A few days later it was time for Jerusalem’s annual wine festival. Located in the Israel Museum’s sculpture garden, the event epitomizes yuppiness in a city which is quickly replacing its yuppie population for the ultra-Orthodox crowd. The last time I was there, live jazz set the scene for would-be connoisseurs who strolled around with their all-you-can-drink glasses, trying to look dignified with a wine buzz. This year, on a Tuesday night, it was yuppie bedlam: the ticket line wrapped around the barriers like the most popular roller-coaster at an amusement park; and the event was mobbed with people, from the “Gimme whatever’s red!” guy to the attempting-to-be-a-oenophile to the “I’m so drunk!” reveler. There was another photo opportunity lost, just like in Nazareth and just as culture-shocked: While one gentleman offered his date his jacket to fend off the cool Jerusalem night, another man offered his talit katan to female friend as a scarf. Only in Jerusalem?
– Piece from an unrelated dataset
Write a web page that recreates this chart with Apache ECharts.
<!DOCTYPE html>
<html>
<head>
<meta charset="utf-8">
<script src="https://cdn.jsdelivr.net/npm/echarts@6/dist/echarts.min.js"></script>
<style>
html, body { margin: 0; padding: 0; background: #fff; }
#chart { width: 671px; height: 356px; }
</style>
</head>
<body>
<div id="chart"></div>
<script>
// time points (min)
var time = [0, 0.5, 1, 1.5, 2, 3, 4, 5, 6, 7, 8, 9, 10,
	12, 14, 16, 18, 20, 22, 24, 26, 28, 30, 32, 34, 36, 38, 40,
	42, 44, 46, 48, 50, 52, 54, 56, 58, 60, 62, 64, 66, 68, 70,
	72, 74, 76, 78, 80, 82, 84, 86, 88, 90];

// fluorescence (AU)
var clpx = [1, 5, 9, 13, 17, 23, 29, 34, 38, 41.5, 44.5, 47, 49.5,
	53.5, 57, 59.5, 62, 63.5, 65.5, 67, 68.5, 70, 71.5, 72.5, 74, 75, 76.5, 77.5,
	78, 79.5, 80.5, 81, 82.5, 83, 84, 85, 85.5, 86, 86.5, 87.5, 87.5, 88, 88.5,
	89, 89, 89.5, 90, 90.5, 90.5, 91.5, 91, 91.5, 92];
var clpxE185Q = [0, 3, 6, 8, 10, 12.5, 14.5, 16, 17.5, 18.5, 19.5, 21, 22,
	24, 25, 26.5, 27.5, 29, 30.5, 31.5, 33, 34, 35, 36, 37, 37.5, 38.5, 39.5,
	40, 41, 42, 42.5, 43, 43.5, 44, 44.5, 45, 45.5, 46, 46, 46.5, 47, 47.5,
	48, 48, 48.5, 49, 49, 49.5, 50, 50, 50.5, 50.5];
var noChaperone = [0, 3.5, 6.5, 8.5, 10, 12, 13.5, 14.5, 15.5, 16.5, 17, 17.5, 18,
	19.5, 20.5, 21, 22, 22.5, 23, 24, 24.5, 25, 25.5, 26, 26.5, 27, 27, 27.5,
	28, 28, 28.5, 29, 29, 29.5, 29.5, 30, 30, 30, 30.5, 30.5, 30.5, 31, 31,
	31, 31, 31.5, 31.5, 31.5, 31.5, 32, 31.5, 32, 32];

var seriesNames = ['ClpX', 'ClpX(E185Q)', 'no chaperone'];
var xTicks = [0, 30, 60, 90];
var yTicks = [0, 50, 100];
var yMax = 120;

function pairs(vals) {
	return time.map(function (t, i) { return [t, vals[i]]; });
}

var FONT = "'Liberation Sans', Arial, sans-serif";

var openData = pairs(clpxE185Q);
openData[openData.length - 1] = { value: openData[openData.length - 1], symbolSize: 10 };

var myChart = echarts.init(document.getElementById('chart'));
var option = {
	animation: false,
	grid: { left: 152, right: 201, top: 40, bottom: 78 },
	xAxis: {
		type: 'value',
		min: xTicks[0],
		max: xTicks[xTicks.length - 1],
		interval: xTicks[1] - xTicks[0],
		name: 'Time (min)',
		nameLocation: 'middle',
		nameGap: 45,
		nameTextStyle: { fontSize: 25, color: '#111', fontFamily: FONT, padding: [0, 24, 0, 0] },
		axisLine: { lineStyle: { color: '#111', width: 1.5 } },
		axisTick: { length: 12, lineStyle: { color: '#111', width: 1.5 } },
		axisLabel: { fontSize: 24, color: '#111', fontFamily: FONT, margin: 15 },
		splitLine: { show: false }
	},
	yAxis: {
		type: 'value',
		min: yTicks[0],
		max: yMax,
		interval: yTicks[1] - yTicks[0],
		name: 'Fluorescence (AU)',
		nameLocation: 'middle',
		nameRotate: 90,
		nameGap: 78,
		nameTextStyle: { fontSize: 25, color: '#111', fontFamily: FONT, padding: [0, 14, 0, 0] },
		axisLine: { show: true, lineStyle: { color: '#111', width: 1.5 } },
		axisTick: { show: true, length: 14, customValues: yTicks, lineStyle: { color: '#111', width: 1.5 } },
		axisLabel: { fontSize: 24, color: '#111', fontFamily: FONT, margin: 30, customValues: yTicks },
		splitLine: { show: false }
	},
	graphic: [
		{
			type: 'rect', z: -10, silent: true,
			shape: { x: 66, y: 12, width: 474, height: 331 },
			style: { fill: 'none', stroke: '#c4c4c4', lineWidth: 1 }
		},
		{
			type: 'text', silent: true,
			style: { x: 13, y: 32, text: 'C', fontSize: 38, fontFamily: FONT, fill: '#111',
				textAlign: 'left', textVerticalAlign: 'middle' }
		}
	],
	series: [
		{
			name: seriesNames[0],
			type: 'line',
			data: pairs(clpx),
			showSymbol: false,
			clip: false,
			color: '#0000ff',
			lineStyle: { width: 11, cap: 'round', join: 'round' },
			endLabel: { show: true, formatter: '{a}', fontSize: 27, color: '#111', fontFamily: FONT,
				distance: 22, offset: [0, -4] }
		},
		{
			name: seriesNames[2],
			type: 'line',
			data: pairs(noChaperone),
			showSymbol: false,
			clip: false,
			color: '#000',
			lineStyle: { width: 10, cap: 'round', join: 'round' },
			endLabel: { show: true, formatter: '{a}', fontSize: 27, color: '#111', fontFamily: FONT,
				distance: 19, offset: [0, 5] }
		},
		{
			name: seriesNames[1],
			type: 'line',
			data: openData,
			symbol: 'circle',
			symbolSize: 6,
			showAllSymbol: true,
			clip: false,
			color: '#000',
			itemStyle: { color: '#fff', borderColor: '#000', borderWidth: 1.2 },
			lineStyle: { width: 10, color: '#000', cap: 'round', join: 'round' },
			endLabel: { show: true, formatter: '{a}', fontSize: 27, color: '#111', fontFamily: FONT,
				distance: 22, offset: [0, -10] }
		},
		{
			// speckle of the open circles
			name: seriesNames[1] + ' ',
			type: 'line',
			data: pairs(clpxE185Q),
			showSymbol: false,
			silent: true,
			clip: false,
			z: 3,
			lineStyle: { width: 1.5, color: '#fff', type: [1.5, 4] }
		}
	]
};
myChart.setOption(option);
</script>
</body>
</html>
The night was the followed in the morning by the media spectacle that was the exchange for the Israeli soldiers Ehud Goldwasser and Eldad Regev. I managed to wake up in time, with little residual effects from the previous night, to watch the live coverage. It was as if the last two years led up the few seconds when, answering a “reporter’s” question about whether the two soldiers were alive or dead, the Hizbullah spokesman in melodramatic fashion answered “Let’s find out” and out come two coffins. A huge thud followed by mournful violins went through my mind at the savagery of it all (kidnapped from the Israeli side of the border, no word on their fate for two years, exchanging the shameless Samir Kuntar without more concrete word on Ron Arad), finally coming to an end. I think every Israeli, regardless of their origin, wanted an American fairytale ending to this sad chapter in our history, hoping at least one of the two would be alive or that the bodies in the coffins would prove to not be those of Ehud and Eldad. While their families deserved an end to their misery and “Redemption of Captives” is a commandment in Jewish tradition, no one wanted an ending as sad as this one.
Happy and sad, light and dark, it's a bipolar kind of life here. I’ll do my best to keep up with the updating.